Stage 1: Business Understanding
This stage sets the basic context for the understanding of the business in general and the specific problem that you are trying to solve for. At this stage, you will be initiated into the project by the manager of the project at the client/business side. This person could be a product/marketing/analytics/business manager depending on the kind of organization structure the business has. This stage is foundational to the project and often to the relationship or contract as well, hence the communication should be capable of setting the right expectation with both sides. Clarity and concreteness would assume a big role within the communication principles here. Also, given that this stage is often the stepping stone for a new relationship, the degree of formality through courtesy and the ability to think from their point of view are also critical elements of the communication at this stage.

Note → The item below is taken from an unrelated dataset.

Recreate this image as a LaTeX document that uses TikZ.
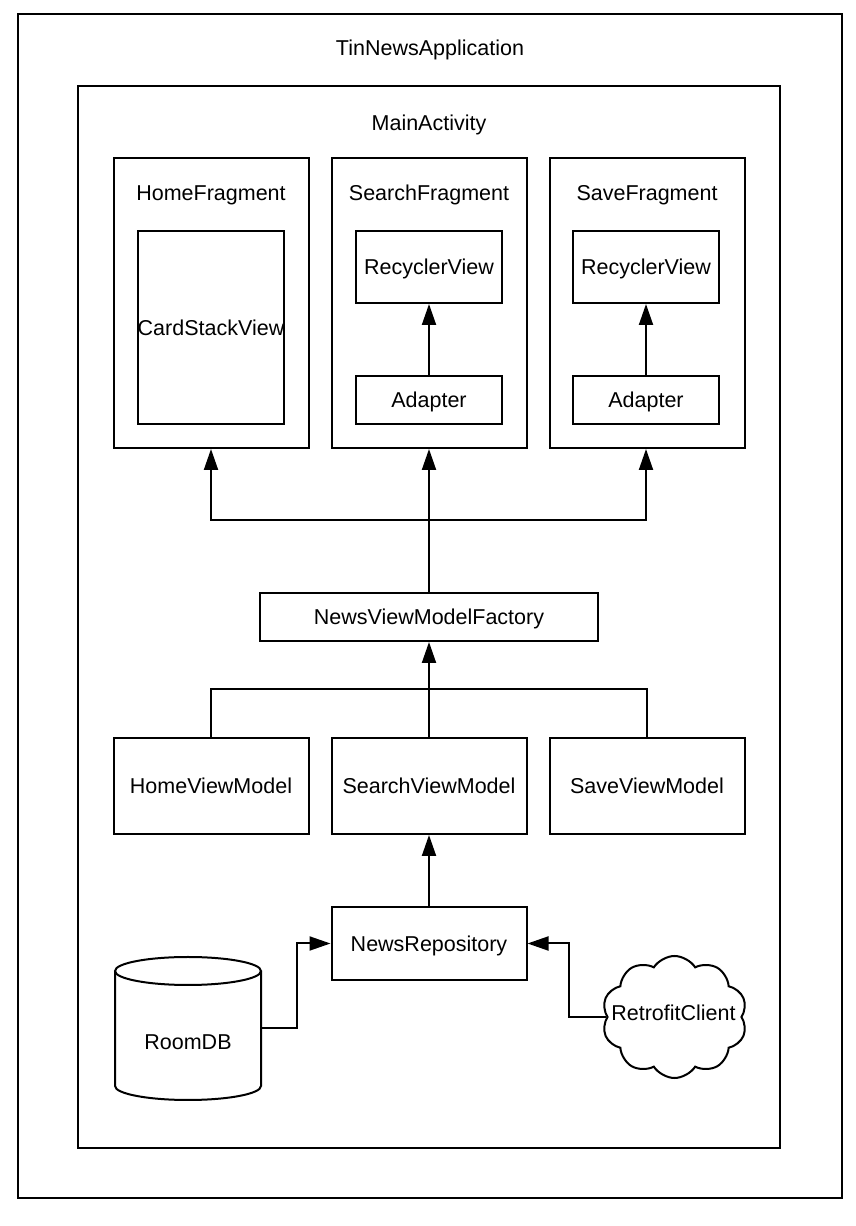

Stage 2: Data Understanding
This is the stage where a Data scientist gets into the actual business – data. At this stage, the interactions are mostly with highly technical individuals or teams such as Data warehousing teams, business intelligence teams or other data scientists. With these people, clarity, completeness, concreteness and correctness of the communication assumes primary role because the understanding of data of the client/business is the basic premise for any good analytical solution.
Stage 3: Data Preparation
This stage is similar to the previous stage in its communication ethos except this stage is an assimilative stage wherein, a lot of the learnings from the previous stage is processed and synthesized. This is also a stage where a significant share of communication will be with direct internal team members, hence the ability to leverage existing work relationships into communication will play a key role here.
Stage 4: Modeling
This stage, though called Modeling as per the CRISP-DM framework, actually refers to the creation of analytical solutions which would ultimately solve the business problem. This stage is where the data scientist often works with their own team to help create the solution. However, given that most of the work that goes into creation of this solution is highly technical, the communication needs to be articulated with clarity and conciseness. The ability to translate an analytical solution into a business solution is often the key differentiator between a good and great data scientist. This is also the stage where the recommendation of the data scientist is often the final word, as long as the client/business can interpret them. An analyst who has confidence in their recommendation as well as their analytical prowess usually does a better job in this stage.
Stage 5: Evaluation
This is the stage where the analytical solution – converted business solution is shared with the key stakeholder at the client/business side. This is where the data scientist shares their work with the work requestor and at times with senior team member in the client organization. This is where the art of storytelling in analytics plays out. The communication principles which are to be used in this stage should ultimately make your audience feel proud about the decision to engage you to work on their business problem. Hence, at this stage all the seven C’s of communication play a pivotal role. In addition, the way you lay out the content of the discussion, usually in a PowerPoint presentation becomes critical for this stage. There are many articles on the web providing various recommendations for presentation creation but one thumb rule which always helps is to try to think from a pyramidal perspective – the most senior person in the audience to the most junior person. What each of them would want to know for them to make a decision of evaluating your work for implementation, should be at the heart of your presentation content.
Stage 6: Deployment
This is the stage where it comes to life, and hence the most rewarding stage for a data scientist. At this stage, the analytical solution created by you would be implemented in the client/business systems and/or processes. Some examples of these are marketing campaigns, risk scorecard in marketing and collections systems, fraud detection rules in contact systems, proactive attrition flags in contact channels, recommendations in e-commerce pages, targeted advertisements on social media pages etc. At this stage, the data scientist would be interacting with various IT and execution teams to get their analytical solutions into the execution platforms of the client/business. Clarity, completeness, concreteness and correctness of the communication would become significant here to ensure that what gets implemented is what was recommended. What also follows the Deployment stage is the “Measurement” stage which is about measuring the impact of the solution from real-time implementation. This stage involves all the above project life stages and corresponding communication principles by turning the output into a story pre-and post implementation with concrete metrics, that can be understood in simple language. Ultimately this stage feeds into the Stage 1 as a continuous learning and feedback loop for future improvement.
Ultimately, communication is all about understanding and being understood. Hence at all times, the balance between listening and speaking needs to be maintained. As Einstein once said, “If you can’t explain it simply, you don’t understand it well enough.”